Landmarks like a church steeple or a yellow house on the corner play an important role in the ability to navigate. But so does an internal compass, thought to be supported by specialized neurons in the brain—called “head-direction” cells. These neurons respond to direction, and there are still many unsolved puzzles as to how they work. A team of neuroscientists at the University of Tübingen has established exactly where they are located, how they are connected to other parts of the brain, and which mechanisms support their activity. The researchers believe they may have found the location in the brain where the information from the internal compass meets inputs about external landmarks. The international team is headed by Dr. Patricia Preston-Ferrer at the Institute of Neurobiology and the Werner Reichardt Center for Integrative Neuroscience (CIN). The study, conducted in cooperation with the Shenzhen Institute of Advanced Technology, has been published in the journal Cell Reports.
“The existence of head-direction cells was documented more than 30 years ago in rodents. Much like a compass, these neurons follow the movement of the animal in its environment, thus giving rise to an internal representation of direction in the brain,” Dr. Patricia Preston-Ferrer explains. “If you are to understand how neurons work in the brain, you first need to make them visible,” she adds. In order to understand information processing in the brain—the software—you need to resolve the underlying brain circuits—the hardware. As early as 2016, the team established an experimental approach for making head-direction neurons visible under the microscope.
Corresponding structures in the human brain
Head-direction neurons are known to be preferentially located in the presubiculum, a specialized area of the cortex. “We were very surprised by finding that the mouse presubiculum was not homogeneous, but clearly divided into modules,” says CIN researcher Giuseppe Balsamo. “We identified two different types of modules which were molecularly distinct, and were differently interconnected with other parts of the brain.” The team found that these modules were present not only in the rodent brain, but also in the human brain.

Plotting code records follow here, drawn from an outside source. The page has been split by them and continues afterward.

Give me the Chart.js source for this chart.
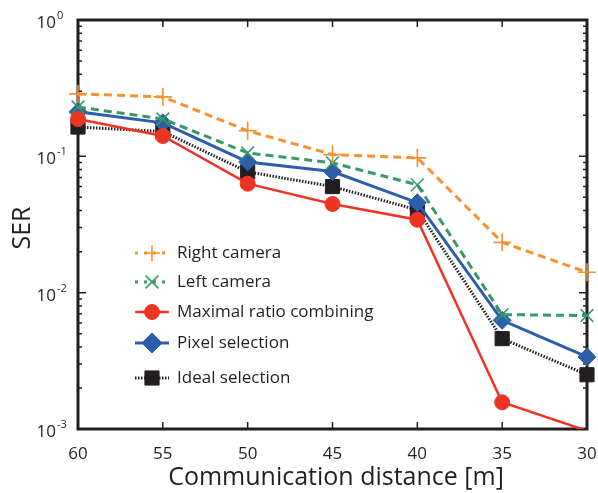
<!DOCTYPE html>
<html>
<head>
<meta charset="utf-8">
<script src="https://cdn.jsdelivr.net/npm/chart.js@4.4.1/dist/chart.umd.min.js"></script>
<style>
    html, body { margin: 0; padding: 0; background: #fff; }
    #wrap { width: 598px; height: 493px; }
</style>
</head>
<body>
<div id="wrap"><canvas id="serChart"></canvas></div>
<script>
const distances = [60, 55, 50, 45, 40, 35, 30];
const rightCamera = [0.287, 0.273, 0.154, 0.103, 0.0975, 0.0234, 0.0141];
const leftCamera = [0.23, 0.188, 0.106, 0.0896, 0.0618, 0.0069, 0.0068];
const maximalRatio = [0.188, 0.141, 0.063, 0.0447, 0.0343, 0.00157, 0.00097];
const pixelSelection = [0.212, 0.176, 0.091, 0.0773, 0.0457, 0.00627, 0.00338];
const idealSelection = [0.164, 0.152, 0.077, 0.06, 0.0405, 0.0046, 0.0025];
const yDecades = [1, 0.1, 0.01, 0.001];
const yExponents = ['0', '-1', '-2', '-3'];

const FONT = '"Open Sans", "DejaVu Sans", sans-serif';
const INK = '#231f20';
const Y_MIN = 0.001;

const toPoints = (values) => values.map((v, i) => ({ x: distances[i], y: v }));

const series = [
    { label: 'Right camera', data: rightCamera, color: '#f5922f', dash: [8, 5], width: 3, style: 'cross', radius: 9, legendRadius: 8, legendDash: [3, 6], filled: false },
    { label: 'Left camera', data: leftCamera, color: '#36996a', dash: [8, 5], width: 3, style: 'crossRot', radius: 9, legendRadius: 9, legendDash: [3, 6], filled: false },
    { label: 'Maximal ratio combining', data: maximalRatio, color: '#ee3425', dash: [], width: 2.5, style: 'circle', radius: 7.5, legendRadius: 7.5, legendDash: [], filled: true },
    { label: 'Pixel selection', data: pixelSelection, color: '#2c5eab', dash: [], width: 3, style: 'rectRot', radius: 9, legendRadius: 10, legendDash: [], filled: true },
    { label: 'Ideal selection', data: idealSelection, color: INK, dash: [1.5, 1.5], width: 3, style: 'rect', radius: 10, legendRadius: 10, legendDash: [1.5, 1.5], filled: true },
];

const framePlugin = {
    id: 'frame',
    beforeDatasetsDraw(chart) {
        const { ctx, chartArea: a, scales } = chart;
        ctx.save();
        ctx.strokeStyle = INK;
        ctx.lineWidth = 1.5;
        // x ticks, top and bottom, pointing in
        distances.forEach((d) => {
            const x = scales.x.getPixelForValue(d);
            ctx.beginPath();
            ctx.moveTo(x, a.bottom); ctx.lineTo(x, a.bottom - 7);
            ctx.moveTo(x, a.top); ctx.lineTo(x, a.top + 7);
            ctx.stroke();
        });
        // y major and minor ticks, left and right
        yDecades.forEach((dec) => {
            for (let m = 1; m <= 9; m++) {
                const v = dec * m;
                if (v > 1 || (m > 1 && dec === 1)) continue;
                const y = scales.y.getPixelForValue(v);
                const len = m === 1 ? 8 : 4;
                ctx.beginPath();
                ctx.moveTo(a.left, y); ctx.lineTo(a.left + len, y);
                ctx.moveTo(a.right, y); ctx.lineTo(a.right - len, y);
                ctx.stroke();
            }
        });
        ctx.lineWidth = 3;
        ctx.strokeRect(a.left, a.top, a.right - a.left, a.bottom - a.top);
        ctx.restore();
    },
    afterDraw(chart) {
        const { ctx, chartArea: a, scales } = chart;
        ctx.save();
        ctx.fillStyle = INK;
        // x tick labels
        ctx.font = `17px ${FONT}`;
        ctx.textAlign = 'center';
        ctx.textBaseline = 'middle';
        distances.forEach((d) => {
            ctx.fillText(String(d), scales.x.getPixelForValue(d), 454);
        });
        // y tick labels as 10^n
        yDecades.forEach((dec, i) => {
            const y = scales.y.getPixelForValue(dec);
            ctx.font = `17px ${FONT}`;
            ctx.textAlign = 'right';
            ctx.fillText('10', 56, y + 3);
            ctx.font = `11px ${FONT}`;
            ctx.textAlign = 'left';
            ctx.fillText(yExponents[i], 57, y - 4);
        });
        // axis titles
        ctx.font = `25px ${FONT}`;
        ctx.textAlign = 'center';
        ctx.fillText('Communication distance [m]', 336, 478);
        ctx.save();
        ctx.translate(23, 228);
        ctx.rotate(-Math.PI / 2);
        ctx.fillText('SER', 0, 0);
        ctx.restore();

        // legend inside the plot
        const rows = [253, 282, 312, 343, 378];
        series.forEach((s, i) => {
            const y = rows[i];
            ctx.strokeStyle = s.color;
            ctx.fillStyle = s.color;
            ctx.lineWidth = s.width;
            ctx.setLineDash(s.legendDash);
            ctx.beginPath();
            ctx.moveTo(135, y); ctx.lineTo(169, y);
            ctx.stroke();
            ctx.setLineDash([]);
            ctx.lineWidth = s.filled ? 1 : 1.6;
            Chart.helpers.drawPoint(ctx, { pointStyle: s.style, radius: s.legendRadius, rotation: 0, borderWidth: ctx.lineWidth }, 152, y);
            ctx.fillStyle = INK;
            ctx.font = `17px ${FONT}`;
            ctx.textAlign = 'left';
            ctx.textBaseline = 'middle';
            ctx.fillText(s.label, 177, y);
        });
        ctx.restore();
    }
};

function renderSerChart() {
    const canvas = document.getElementById('serChart');
    const context = canvas.getContext('2d');
    if (!context) {
        return;
    }
    new Chart(context, {
        type: 'line',
        data: {
            datasets: series.map((s) => ({
                label: s.label,
                data: toPoints(s.data),
                borderColor: s.color,
                backgroundColor: s.color,
                borderWidth: s.width,
                borderDash: s.dash,
                pointStyle: s.style,
                pointRadius: (c) => (c.raw && c.raw.y < Y_MIN ? 0 : s.radius),
                pointBorderWidth: s.filled ? 1 : 1.6,
                pointBorderColor: s.color,
                pointBackgroundColor: s.color,
                tension: 0,
                clip: { left: 20, top: 20, right: 20, bottom: 0 },
            })),
        },
        options: {
            responsive: true,
            maintainAspectRatio: false,
            animation: false,
            layout: { padding: { left: 78, right: 9, top: 20, bottom: 64 } },
            scales: {
                x: { type: 'linear', reverse: true, min: 30, max: 60, display: false },
                y: { type: 'logarithmic', min: Y_MIN, max: 1, display: false },
            },
            plugins: {
                legend: { display: false },
                tooltip: { enabled: false },
            },
        },
        plugins: [framePlugin],
    });
}

document.addEventListener('DOMContentLoaded', renderSerChart);
</script>
</body>
</html>
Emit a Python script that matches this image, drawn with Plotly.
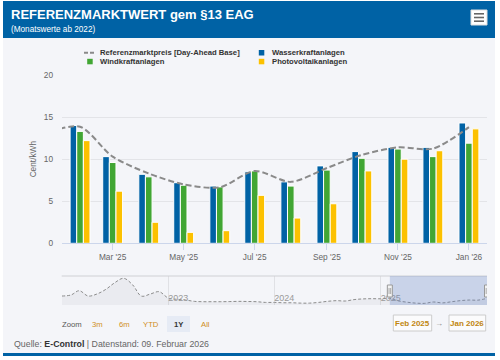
import plotly.graph_objects as go

# ---------------- data ----------------
bar_months = ["2025-02-01", "2025-03-01", "2025-04-01", "2025-05-01", "2025-06-01", "2025-07-01",
              "2025-08-01", "2025-09-01", "2025-10-01", "2025-11-01", "2025-12-01", "2026-01-01"]
wasserkraft = [14.0, 10.3, 8.2, 7.2, 6.8, 8.5, 7.3, 9.2, 10.9, 11.4, 11.4, 14.3]
windkraft = [13.3, 9.6, 7.9, 6.9, 6.7, 8.6, 6.8, 8.7, 10.1, 11.2, 10.3, 11.9]
photovoltaik = [12.2, 6.2, 2.5, 1.3, 1.5, 5.7, 3.0, 4.7, 8.6, 10.0, 11.0, 13.6]

ref_months = [f"{y}-{m:02d}-01" for y in (2022, 2023, 2024, 2025) for m in range(1, 13)] + ["2026-01-01"]
ref_price = [17.1, 18.6, 24.7, 17.1, 20.0, 26.7, 36.0, 42.4, 33.0, 17.0, 20.0, 23.3,
             14.3, 12.4, 11.5, 9.5, 9.0, 9.0, 9.0, 9.2, 9.5, 9.3, 9.0, 8.0,
             8.0, 7.5, 7.5, 7.0, 7.0, 8.0, 9.5, 10.5, 10.0, 12.0, 13.0, 13.3,
             13.2, 13.85, 10.3, 8.3, 7.0, 6.65, 8.6, 7.3, 8.95, 10.5, 11.4, 11.25,
             13.8]

x_tickvals = ["2025-03-01", "2025-05-01", "2025-07-01", "2025-09-01", "2025-11-01", "2026-01-01"]
x_ticktext = ["Mar '25", "May '25", "Jul '25", "Sep '25", "Nov '25", "Jan '26"]
y_tickvals = [0, 5, 10, 15, 20]
nav_tickvals = ["2023-01-01", "2024-01-01", "2025-01-01"]
nav_ticktext = ["2023", "2024", "2025"]

series_names = ["Referenzmarktpreis [Day-Ahead Base]", "Wasserkraftanlagen", "Windkraftanlagen", "Photovoltaikanlagen"]
range_buttons = ["3m", "6m", "YTD", "1Y", "All"]

# ---------------- style ----------------
FONT = "Liberation Sans, Arial, Helvetica, sans-serif"
BLUE = "#0062a5"
GREEN = "#41a634"
YELLOW = "#fcc100"
LINEGRAY = "#8a8a8a"
BG = "#f4f5f9"
ORANGE = "#d08e1c"

W, H = 500, 360
ML, MR, MT, MB = 62, 13, 75, 55
PW, PH = W - ML - MR, H - MT - MB


def px(x):
    return (x - ML) / PW


def py(y):
    return (H - MB - y) / PH


def rect(x0, y0, x1, y1, fill, line=None, lw=0, layer="above"):
    return dict(type="rect", xref="paper", yref="paper", x0=px(x0), x1=px(x1), y0=py(y0), y1=py(y1),
                fillcolor=fill, line=dict(color=line or fill, width=lw), layer=layer)


def hline(x0, x1, y, color, width=1, dash="solid"):
    return dict(type="line", xref="paper", yref="paper", x0=px(x0), x1=px(x1), y0=py(y), y1=py(y),
                line=dict(color=color, width=width, dash=dash))


def ann(text, x, y, size, color, xanchor="left", yanchor="middle"):
    dx = -2 if xanchor == "left" else 0
    return dict(text=text, x=px(x + dx), y=py(y), xref="paper", yref="paper", showarrow=False,
                xanchor=xanchor, yanchor=yanchor, font=dict(family=FONT, size=size, color=color))


fig = go.Figure()

# main chart traces
fig.add_trace(go.Bar(x=bar_months, y=wasserkraft, name=series_names[1], marker=dict(color=BLUE, line=dict(color="white", width=1)),
                     xaxis="x", yaxis="y", showlegend=False))
fig.add_trace(go.Bar(x=bar_months, y=windkraft, name=series_names[2], marker=dict(color=GREEN, line=dict(color="white", width=1)),
                     xaxis="x", yaxis="y", showlegend=False))
fig.add_trace(go.Bar(x=bar_months, y=photovoltaik, name=series_names[3], marker=dict(color=YELLOW, line=dict(color="white", width=1)),
                     xaxis="x", yaxis="y", showlegend=False))
fig.add_trace(go.Scatter(x=ref_months, y=ref_price, name=series_names[0], mode="lines",
                         line=dict(color=LINEGRAY, width=2, dash="6px,3px", shape="spline", smoothing=0.8),
                         xaxis="x", yaxis="y", showlegend=False))

# navigator
fig.add_trace(go.Scatter(x=ref_months, y=ref_price, mode="lines", fill="tozeroy",
                         fillcolor="rgba(80,90,110,0.06)",
                         line=dict(color="#8c8c8c", width=1, dash="3px,2px", shape="spline"),
                         xaxis="x2", yaxis="y2", showlegend=False, hoverinfo="skip"))

main_bottom = 243.3
fig.update_layout(
    width=W, height=H,
    margin=dict(l=ML, r=MR, t=MT, b=MB, autoexpand=False),
    paper_bgcolor="white", plot_bgcolor="rgba(0,0,0,0)",
    font=dict(family=FONT, size=8, color="#666"),
    barmode="group", bargap=0.39, bargroupgap=0,
    showlegend=False,
    xaxis=dict(type="date", domain=[0, 1], anchor="y", automargin=False,
               range=["2025-01-16 12:00", "2026-01-16 12:00"],
               tickvals=x_tickvals, ticktext=x_ticktext,
               ticks="outside", ticklen=6, tickcolor="#ccd6eb",
               showline=True, linecolor="#ccd6eb", linewidth=1,
               showgrid=False, tickfont=dict(size=8.3, color="#666")),
    yaxis=dict(domain=[py(main_bottom), 1], anchor="x", range=[0, 20], automargin=False,
               tickvals=y_tickvals, showgrid=True, gridcolor="#e3e4e8", gridwidth=1,
               zeroline=False, showline=False, ticks="", ticklabelstandoff=8,
               tickfont=dict(size=8.3, color="#666"),
               title=dict(text="Cent/kWh", font=dict(size=8.3, color="#666"), standoff=5)),
    xaxis2=dict(type="date", domain=[0, 1], anchor="y2", automargin=False,
                range=["2022-01-01", "2026-01-01"],
                tickvals=nav_tickvals, ticktext=nav_ticktext,
                ticklabelposition="inside right", ticks="", ticklabelstandoff=-4,
                showgrid=True, gridcolor="#e0e1e5", showline=False, zeroline=False,
                tickfont=dict(size=9, color="#9a9a9a")),
    yaxis2=dict(domain=[0, py(276)], anchor="x2", range=[4.3, 45.7], visible=False, automargin=False),
)

shapes = []
# chart body + header + footer line
shapes.append(rect(3, 38, 495, 356, BG, layer="below"))
shapes.append(rect(3, 1, 495, 38, BLUE))
shapes.append(rect(3, 353, 495, 356, BLUE))
# menu button
shapes.append(rect(471, 10, 487, 25, "white", "#dddddd", 1))
for yy in (13.8, 17.5, 21.2):
    shapes.append(hline(474, 484, yy, "#666666", 1.6))

# legend symbols
shapes.append(hline(84, 94, 52.7, LINEGRAY, 2, "4px,2px"))
shapes.append(rect(258.8, 50.0, 264.3, 55.5, BLUE))
shapes.append(rect(87.2, 58.8, 92.7, 64.3, GREEN))
shapes.append(rect(258.8, 58.8, 264.3, 64.3, YELLOW))

# navigator outline, mask and handles
shapes.append(hline(61.7, 487, 276, "#cfd0d4", 1))
shapes.append(dict(type="rect", xref="x2", yref="y2 domain", x0="2025-02-01", x1="2026-01-01", y0=0, y1=1,
                   fillcolor="rgba(102,133,194,0.3)", line=dict(width=0), layer="above"))
for hx in ("2025-02-01", "2026-01-01"):
    shapes.append(dict(type="rect", xref="x2", yref="paper", xsizemode="pixel", xanchor=hx,
                       x0=-2.5, x1=2.5, y0=py(297), y1=py(285),
                       fillcolor="#f2f2f2", line=dict(color="#999999", width=1)))
    for dxl in (-0.8, 0.8):
        shapes.append(dict(type="line", xref="x2", yref="paper", xsizemode="pixel", xanchor=hx,
                           x0=dxl, x1=dxl, y0=py(294), y1=py(288),
                           line=dict(color="#999999", width=0.8)))

# range selector highlight and input boxes
shapes.append(rect(167, 316, 190, 332, "#e6ebf5"))
shapes.append(rect(393.3, 315, 431.7, 331, "#fbfbfc", "#cccccc", 1))
shapes.append(rect(449, 315, 485.7, 331, "#fbfbfc", "#cccccc", 1))

annotations = [
    ann("<b>REFERENZMARKTWERT gem §13 EAG</b>", 11, 14.8, 13, "white"),
    ann("(Monatswerte ab 2022)", 11, 29.5, 8.2, "white"),
    ann("<b>" + series_names[0] + "</b>", 100, 52.7, 7.7, "#333333"),
    ann("<b>" + series_names[1] + "</b>", 271.7, 52.7, 7.7, "#333333"),
    ann("<b>" + series_names[2] + "</b>", 100, 61.5, 7.7, "#333333"),
    ann("<b>" + series_names[3] + "</b>", 271.7, 61.5, 7.7, "#333333"),
    ann("Zoom", 61.7, 324, 7.7, "#555555"),
    ann("→", 438.8, 323, 8, "#888888", xanchor="center"),
    ann("<b>Feb 2025</b>", 412.5, 323, 8, "#c0850f", xanchor="center"),
    ann("<b>Jan 2026</b>", 467.3, 323, 8, "#c0850f", xanchor="center"),
    ann("Quelle: <b style='color:#333'>E-Control</b> | Datenstand: 09. Februar 2026", 14, 344.3, 8.8, "#666666"),
]
btn_x = [97.2, 124.2, 151.2, 178.7, 205.0]
for label, bx in zip(range_buttons, btn_x):
    if label == "1Y":
        annotations.append(ann("<b>" + label + "</b>", bx, 324, 7.7, "#333333", xanchor="center"))
    else:
        annotations.append(ann(label, bx, 324, 7.7, ORANGE, xanchor="center"))

fig.update_layout(shapes=shapes, annotations=annotations)
fig.write_html("out.html", config={"displayModeBar": False},
               post_script="document.body.style.margin='0';document.body.style.padding='0';")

By labeling individual head-direction neurons, the authors made two striking observations. Firstly, head-direction neurons were found only in one cortical module, pointing to a precise structure-function organization of the presubicular cortex. Second, this module type was densely innervated by one particular nucleus of the thalamus, which is involved in the processing of visual landmark information. “We know that efficient navigation relies on the use of an internal compass, plus external visual landmark information,” says Professor Andrea Burgalossi, head of a CIN research unit. “We may have found the place in the brain where the internal sense of direction and visual information are combined to support navigation.”
Switching off the compass
The team also found that, whenever they artificially perturbed the activity of the cortical modules, head-direction neurons became suddenly silent. “It seemed that our manipulation had switched off the internal compass,” says Dr. Eduardo Blanco-Hernandez. Yet not all head-direction neurons were silenced. “We currently do not know whether silenced and stable head-direction neurons serve different functions during behavior, but clearly the internal compass has a more complex structure than previously assumed.”